For a great resource on how to conduct all of these types of events, visit AMSA's Activism Toolbox.
Take the Issue Into Hospitals & Your Community
Greater awareness of the problem and solutions can be brought about by taking the issue of health care reform into the hospitals and student-clinics we go to everyday.
- Wear a "Health Care for All!" button on your white coat.
- Talk to residents and attendings about the problem and hear their opinions.

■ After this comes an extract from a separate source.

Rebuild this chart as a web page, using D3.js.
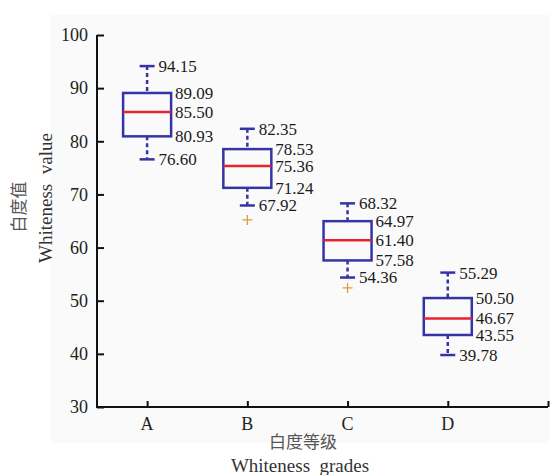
<!DOCTYPE html>
<html>
<head>
<meta charset="utf-8">
<script src="https://cdn.jsdelivr.net/npm/d3@7"></script>
<style>
  body { margin: 0; background: #fff; }
</style>
</head>
<body>
<div id="vis"></div>
<script>
// box stats
var grades = ["A", "B", "C", "D"];
var maxs   = [94.15, 82.35, 68.32, 55.29];
var q3s    = [89.09, 78.53, 64.97, 50.50];
var medians= [85.50, 75.36, 61.40, 46.67];
var q1s    = [80.93, 71.24, 57.58, 43.55];
var mins   = [76.60, 67.92, 54.36, 39.78];
var outliers = [[], [65.2], [52.4], []];
var yTicks = [30, 40, 50, 60, 70, 80, 90, 100];

var w = 550, h = 475;
var blue = "#3434a6", red = "#e8232b", orange = "#e39a3c";
var serif = "'Liberation Serif', 'Times New Roman', 'DejaVu Serif', serif";
var cjk = "'Noto Sans CJK SC', sans-serif";

var svg = d3.select("#vis").append("svg").attr("width", w).attr("height", h);

// light panel behind the plot
svg.append("rect").attr("x", 50).attr("y", 15).attr("width", 500).attr("height", 428)
  .attr("fill", "#fafafa");

var x = d3.scaleLinear().domain([0, 4.5]).range([97, 548]);
var y = d3.scaleLinear().domain([30, 100]).range([407, 35]);

//y axis
var yAxis = svg.append("g").attr("transform", "translate(97,0)")
  .call(d3.axisRight(y).tickValues(yTicks).tickSize(7).tickFormat(""));
yAxis.select(".domain").attr("d", "M0,35V407").attr("stroke", "#111").attr("stroke-width", 2);
yAxis.selectAll(".tick line").attr("stroke", "#111").attr("stroke-width", 2);
svg.selectAll(".ytl").data(yTicks).enter().append("text")
  .attr("x", 88).attr("y", function(d){ return y(d); }).attr("dy", "0.35em")
  .attr("text-anchor", "end").attr("font-size", 18).attr("fill", "#222")
  .style("font-family", serif)
  .text(function(d){ return d; });

//x axis
var xAxis = svg.append("g").attr("transform", "translate(0,407)")
  .call(d3.axisTop(x).tickValues([0.5, 1.5, 2.5, 3.5, 4.5]).tickSize(6).tickFormat(""));
xAxis.select(".domain").attr("d", "M96,0H548").attr("stroke", "#111").attr("stroke-width", 2);
xAxis.selectAll(".tick line").attr("stroke", "#111").attr("stroke-width", 2);
svg.selectAll(".xtl").data(grades).enter().append("text")
  .attr("x", function(d, i){ return x(i + 0.5); }).attr("y", 430)
  .attr("text-anchor", "middle").attr("font-size", 18).attr("fill", "#222")
  .style("font-family", serif)
  .text(function(d){ return d; });

// axis titles
svg.append("text").attr("x", 303).attr("y", 448).attr("text-anchor", "middle")
  .attr("font-size", 17).attr("fill", "#555").style("font-family", cjk)
  .text("白度等级");
svg.append("text").attr("x", 300).attr("y", 472).attr("text-anchor", "middle")
  .attr("font-size", 19).attr("fill", "#333").style("font-family", serif)
  .style("white-space", "pre").text("Whiteness  grades");
svg.append("text").attr("transform", "translate(25,207) rotate(-90)").attr("text-anchor", "middle")
  .attr("font-size", 17).attr("fill", "#555").style("font-family", cjk)
  .text("白度值");
svg.append("text").attr("transform", "translate(52,198) rotate(-90)").attr("text-anchor", "middle")
  .attr("font-size", 19).attr("fill", "#333").style("font-family", serif)
  .style("white-space", "pre").text("Whiteness  value");

// boxes
var bw = 48, cw = 15;
var g = svg.selectAll(".box").data(grades).enter().append("g");
g.each(function(d, i) {
  var s = d3.select(this), cx = x(i + 0.5);
  // whiskers
  [[maxs[i], q3s[i]], [q1s[i], mins[i]]].forEach(function(p) {
    s.append("line").attr("x1", cx).attr("x2", cx).attr("y1", y(p[0])).attr("y2", y(p[1]))
      .attr("stroke", blue).attr("stroke-width", 2.5).attr("stroke-dasharray", "4,3");
  });
  [maxs[i], mins[i]].forEach(function(v) {
    s.append("line").attr("x1", cx - cw/2).attr("x2", cx + cw/2).attr("y1", y(v)).attr("y2", y(v))
      .attr("stroke", blue).attr("stroke-width", 2.5);
  });
  s.append("rect").attr("x", cx - bw/2).attr("y", y(q3s[i])).attr("width", bw)
    .attr("height", y(q1s[i]) - y(q3s[i])).attr("fill", "none")
    .attr("stroke", blue).attr("stroke-width", 2.5);
  s.append("line").attr("x1", cx - bw/2).attr("x2", cx + bw/2)
    .attr("y1", y(medians[i])).attr("y2", y(medians[i]))
    .attr("stroke", red).attr("stroke-width", 2.5);
  outliers[i].forEach(function(v) {
    s.append("path").attr("d", "M" + (cx - 5) + "," + y(v) + "h10M" + cx + "," + (y(v) - 5) + "v10")
      .attr("stroke", orange).attr("stroke-width", 1.3);
  });
  // value labels (font slightly reduced so neighbours don't collide)
  [[maxs[i], cx + cw/2 + 4], [q3s[i], cx + bw/2 + 4], [medians[i], cx + bw/2 + 4],
   [q1s[i], cx + bw/2 + 4], [mins[i], cx + cw/2 + 4]].forEach(function(p) {
    s.append("text").attr("x", p[1]).attr("y", y(p[0])).attr("dy", "0.35em")
      .attr("font-size", 17).attr("fill", "#1a1a1a").style("font-family", serif)
      .text(p[0].toFixed(2));
  });
});
</script>
</body>
</html>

- Medical students are always asked to make presentations - make a presentation about the problem of uninsurance and relate it to your patients. You will be amazed at the in-depth discussions that can come out of a single medical student's presentation!
Be Creative and Have Fun!
Remember, you've have to have fun while you're organizing, because otherwise you're not going to be able to mobilize others. Here are some examples of successful, fun activities in the past:
- Organizing a community meeting between free clinic patients and the CEO of the hospital
- Organizing a "Walk/Run to Cover Everyone!"
- Writing music, poetry, or spoken word about UHC.

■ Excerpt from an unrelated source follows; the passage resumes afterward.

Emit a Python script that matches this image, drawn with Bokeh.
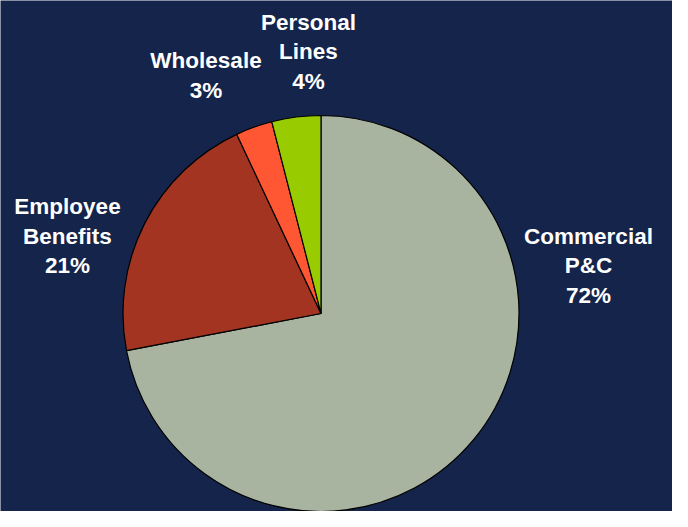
import numpy as np
from bokeh.plotting import figure
from bokeh.models import ColumnDataSource
from bokeh.core.properties import value
from bokeh.embed import file_html
from bokeh.resources import INLINE

categories = ["Commercial\nP&C", "Employee\nBenefits", "Wholesale", "Personal\nLines"]
shares = [72, 21, 3, 4]
colors = ["#a9b4a0", "#a23421", "#ff5634", "#99cc00"]
label_x = [588, 67, 205.5, 308]
label_y = [246, 275.5, 436, 460]

BG = "#14244a"
W, H = 672, 511
cx, cy, r = 320.5, 198, 198

vals = np.array(shares, dtype=float)
frac = vals / vals.sum()
cum = np.concatenate([[0], np.cumsum(frac)])
start = np.pi / 2 - 2 * np.pi * cum[:-1]
end = np.pi / 2 - 2 * np.pi * cum[1:]
labels = [f"{c}\n{s}%" for c, s in zip(categories, shares)]

src = ColumnDataSource(dict(start=start, end=end, color=colors,
                            lx=label_x, ly=label_y, label=labels))

p = figure(width=W, height=H, x_range=(0, W), y_range=(0, H),
           output_backend="svg", toolbar_location=None,
           background_fill_color=BG, border_fill_color=BG,
           min_border=0, outline_line_color=None)
p.axis.visible = False
p.grid.visible = False

p.wedge(x=cx, y=cy, radius=r, start_angle="start", end_angle="end",
        direction="clock", fill_color="color", line_color="#000000",
        line_width=1.2, source=src)

p.text(x="lx", y="ly", text="label", source=src,
       text_font=value("Liberation Sans"), text_font_style="bold",
       text_font_size="22.5px", text_color="white", text_align="center",
       text_baseline="middle", text_line_height=1.18)

html = file_html(p, INLINE)
html = html.replace("<body>", f'<body style="background-color:{BG};">', 1)
open("out.html", "w").write(html)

- Students at the Albert Einstein College of Medicine created a price reference card for third year medical students listing the cost of commonly used drugs and tests, in an attempt to educate students about how much money health care costs to their patients.
- Georgetown medical students posed as uninsured individuals and called DC physicians listed in the Yellow pages to see how hard it is to get an appointment if you're uninsured.